= Electrolyte exclusion effect =

Aspect of anatomy

The electrolyte exclusion effect is the exclusion of electrolytes from the fraction of the total blood plasma volume that is occupied by solids. This phenomenon plays an important role in pseudohyponatremia, an error affecting measurements made by either flame photometry or indirect potentiometry but not by direct potentiometry.

The volume of total solids (primarily protein and lipid) in a plasma sample is approximately 7%, so that only 93% is water. The main electrolytes are confined to water phase. So for example in 10 μL plasma sample, only 9.3 μL is water that contains the electrolyte. Thus if the concentration of an electrolyte, say Na^{+} is determined to be 140 mmol/L, it is the concentration in total plasma volume, not in plasma water volume.

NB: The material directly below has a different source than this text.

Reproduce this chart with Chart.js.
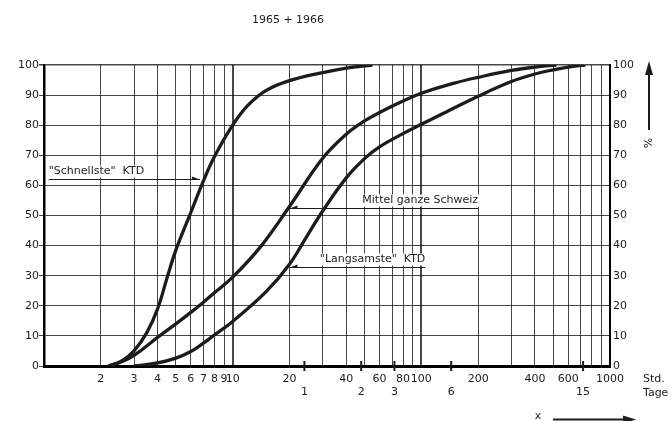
<!DOCTYPE html>
<html>
<head>
<meta charset="utf-8">
<script src="https://cdn.jsdelivr.net/npm/chart.js@4.4.1/dist/chart.umd.min.js"></script>
<style>
  html, body { margin: 0; padding: 0; background: #fff; }
</style>
</head>
<body>
<canvas id="chart" width="672" height="421"></canvas>
<script>
// log axis (Std.) grid values and which of them get a label
const hourTicks = [1, 2, 3, 4, 5, 6, 7, 8, 9, 10, 20, 30, 40, 50, 60, 70, 80, 90,
  100, 200, 300, 400, 500, 600, 700, 800, 900, 1000];
const hourLabels = [2, 3, 4, 5, 6, 7, 8, 9, 10, 20, 40, 60, 80, 100, 200, 400, 600, 1000];

// second scale (Tage), placed on the same hour axis
const dayTicks = [24, 48, 72, 144, 720];
const dayLabels = ['1', '2', '3', '6', '15'];

// "Schnellste" KTD
const fastHours = [2.2, 2.6, 3, 3.5, 4, 4.5, 5, 6, 7, 8, 10, 12, 15, 20, 30, 40, 55];
const fastPct = [0, 1.8, 5, 11, 19, 29.5, 38.5, 51, 61.5, 69.5, 80, 86.5, 91.5, 94.8, 97.5, 99, 100];

// Mittel ganze Schweiz
const midHours = [2.2, 2.6, 3, 4, 5, 6, 7, 8, 10, 14, 20, 30, 40, 50, 60, 80, 100, 150, 200, 300, 400, 520];
const midPct = [0, 1.5, 3.5, 9.5, 14, 17.8, 21.2, 24.3, 29.5, 39.5, 53, 69, 77, 81.4, 84.2, 88, 90.6, 94, 95.9, 98.2, 99.3, 100];

// "Langsamste" KTD
const slowHours = [3, 4, 5, 6, 7, 8, 10, 15, 20, 25, 30, 40, 50, 60, 80, 100, 125, 200, 300, 400, 500, 600, 740];
const slowPct = [0, 1, 2.6, 4.8, 7.6, 10.3, 14.8, 24.6, 33.8, 43.6, 51.5, 62.5, 68.9, 72.8, 77.2, 80.3, 83.3, 89.6, 94.5, 97, 98.4, 99.3, 100];

const FONT = "'DejaVu Sans', sans-serif";
const INK = '#1c1c1c';

const toPoints = (hrs, pct) => hrs.map((h, i) => ({ x: h, y: pct[i] }));

const curve = (label, hrs, pct) => ({
  label: label,
  data: toPoints(hrs, pct),
  borderColor: INK,
  borderWidth: 3.3,
  pointRadius: 0,
  fill: false,
  tension: 0.4
});

// labels with leader lines, the %-arrow, Std./Tage and the x-arrow
const annotations = {
  id: 'annotations',
  notes: [
    { text: '"Schnellste"  KTD', pct: 62.1, from: 1.06, to: 6.7, side: 'left' },
    { text: 'Mittel ganze Schweiz', pct: 52.4, from: 20, to: 200, side: 'right' },
    { text: '"Langsamste"  KTD', pct: 32.9, from: 20, to: 105, side: 'right' }
  ],
  beforeDatasetsDraw(chart) {
    const { ctx, scales: { x, y } } = chart;
    ctx.save();
    ctx.font = '11px ' + FONT;
    ctx.textBaseline = 'middle';
    this.notes.forEach(n => {
      const ly = Math.round(y.getPixelForValue(n.pct)) + 0.5;
      const x0 = x.getPixelForValue(n.from);
      const x1 = x.getPixelForValue(n.to);
      const w = ctx.measureText(n.text).width;
      const tx = n.side === 'left' ? x0 : x1 - w;
      const ty = ly - 8;
      ctx.fillStyle = '#fff';
      ctx.fillRect(tx - 2, ty - 6, w + 4, 12);
      ctx.fillStyle = INK;
      ctx.textAlign = 'left';
      ctx.fillText(n.text, tx, ty);
      ctx.strokeStyle = INK;
      ctx.lineWidth = 1.2;
      ctx.beginPath();
      ctx.moveTo(x0, ly);
      ctx.lineTo(x1, ly);
      ctx.stroke();
      // small half arrow pointing to the curve
      ctx.beginPath();
      if (n.side === 'left') {
        ctx.moveTo(x1, ly);
        ctx.lineTo(x1 - 8, ly - 3);
        ctx.lineTo(x1 - 8, ly);
      } else {
        ctx.moveTo(x0, ly);
        ctx.lineTo(x0 + 8, ly - 3);
        ctx.lineTo(x0 + 8, ly);
      }
      ctx.closePath();
      ctx.fill();
    });
    ctx.restore();
  },
  afterDraw(chart) {
    const { ctx, chartArea, scales: { x } } = chart;
    ctx.save();
    ctx.fillStyle = INK;
    ctx.strokeStyle = INK;
    ctx.font = '11px ' + FONT;
    ctx.textBaseline = 'middle';

    // title
    ctx.textAlign = 'center';
    ctx.fillText('1965 + 1966', 288, 20);

    // day ticks crossing the axis line
    ctx.lineWidth = 2;
    dayTicks.forEach(h => {
      const px = x.getPixelForValue(h);
      ctx.beginPath();
      ctx.moveTo(px, chartArea.bottom - 5);
      ctx.lineTo(px, chartArea.bottom + 5);
      ctx.stroke();
    });

    // unit names
    ctx.textAlign = 'left';
    ctx.fillText('Std.', chartArea.right + 33, 379);
    ctx.fillText('Tage', chartArea.right + 33, 393);

    // % with arrow
    const ax = chartArea.right + 39;
    ctx.lineWidth = 2;
    ctx.beginPath();
    ctx.moveTo(ax, 130);
    ctx.lineTo(ax, 72);
    ctx.stroke();
    ctx.beginPath();
    ctx.moveTo(ax, 61);
    ctx.lineTo(ax - 4, 75);
    ctx.lineTo(ax + 4, 75);
    ctx.closePath();
    ctx.fill();
    ctx.save();
    ctx.translate(ax, 143);
    ctx.rotate(-Math.PI / 2);
    ctx.textAlign = 'center';
    ctx.fillText('%', 0, 0);
    ctx.restore();

    // x arrow
    ctx.textAlign = 'center';
    ctx.fillText('x', 538, 416);
    ctx.beginPath();
    ctx.moveTo(553, 419.5);
    ctx.lineTo(626, 419.5);
    ctx.stroke();
    ctx.beginPath();
    ctx.moveTo(636, 419.5);
    ctx.lineTo(623, 415.5);
    ctx.lineTo(623, 423.5);
    ctx.closePath();
    ctx.fill();
    ctx.restore();
  }
};

Chart.defaults.font.family = FONT;
Chart.defaults.font.size = 11;
Chart.defaults.color = INK;

new Chart(document.getElementById('chart'), {
  type: 'line',
  data: {
    datasets: [
      curve('"Schnellste" KTD', fastHours, fastPct),
      curve('Mittel ganze Schweiz', midHours, midPct),
      curve('"Langsamste" KTD', slowHours, slowPct)
    ]
  },
  options: {
    responsive: false,
    animation: false,
    devicePixelRatio: 1,
    layout: { padding: { top: 65, left: 0, right: 0, bottom: 0 } },
    plugins: {
      legend: { display: false },
      tooltip: { enabled: false }
    },
    scales: {
      x: {
        type: 'logarithmic',
        position: 'bottom',
        weight: 0,
        min: 1,
        max: 1000,
        afterBuildTicks: (scale) => { scale.ticks = hourTicks.map(v => ({ value: v })); },
        afterFit: (scale) => { scale.height = 20; },
        ticks: {
          autoSkip: false,
          maxRotation: 0,
          minRotation: 0,
          padding: 7,
          callback: (value) => hourLabels.includes(value) ? String(value) : ''
        },
        grid: {
          drawTicks: false,
          color: 'rgba(0,0,0,0.72)',
          lineWidth: (ctx) => (ctx.tick && (ctx.tick.value === 10 || ctx.tick.value === 100)) ? 2 : 1
        },
        border: { display: true, color: '#000', width: 3 }
      },
      x2: {
        type: 'logarithmic',
        position: 'bottom',
        weight: 1,
        min: 1,
        max: 1000,
        afterBuildTicks: (scale) => { scale.ticks = dayTicks.map(v => ({ value: v })); },
        afterFit: (scale) => { scale.height = 35; },
        ticks: {
          autoSkip: false,
          maxRotation: 0,
          minRotation: 0,
          padding: 0,
          callback: (value, i) => dayLabels[i]
        },
        grid: { display: false, drawTicks: false },
        border: { display: false }
      },
      y: {
        position: 'left',
        min: 0,
        max: 100,
        afterFit: (scale) => { scale.width = 44; },
        ticks: { stepSize: 10, padding: 0 },
        grid: {
          color: 'rgba(0,0,0,0.72)',
          tickLength: 5,
          lineWidth: (ctx) => (ctx.tick && ctx.tick.value === 100) ? 1.6 : 1
        },
        border: { display: true, color: '#000', width: 2.5 }
      },
      y2: {
        position: 'right',
        min: 0,
        max: 100,
        afterFit: (scale) => { scale.width = 62; },
        ticks: { stepSize: 10, padding: 3 },
        grid: { drawOnChartArea: false, drawTicks: false },
        border: { display: true, color: '#000', width: 2 }
      }
    }
  },
  plugins: [annotations]
});
</script>
</body>
</html>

This phenomenon produces only a slight difference as volume fraction of water in plasma is sufficiently constant. But, in patients with severe endogenous or exogenous hypertriglyceridemia and in patients with high plasma protein concentration (usually due to paraproteinemia), water portion of plasma is replaced with either lipid or protein causing falsely low electrolyte value (pseudohyponatremia). Conversely, in patients with low plasma protein concentration (a finding often seen in critical care), the water content of plasma is higher than normal, resulting in the reciprocal artifact, a falsely high electrolyte value (pseudohypernatremia).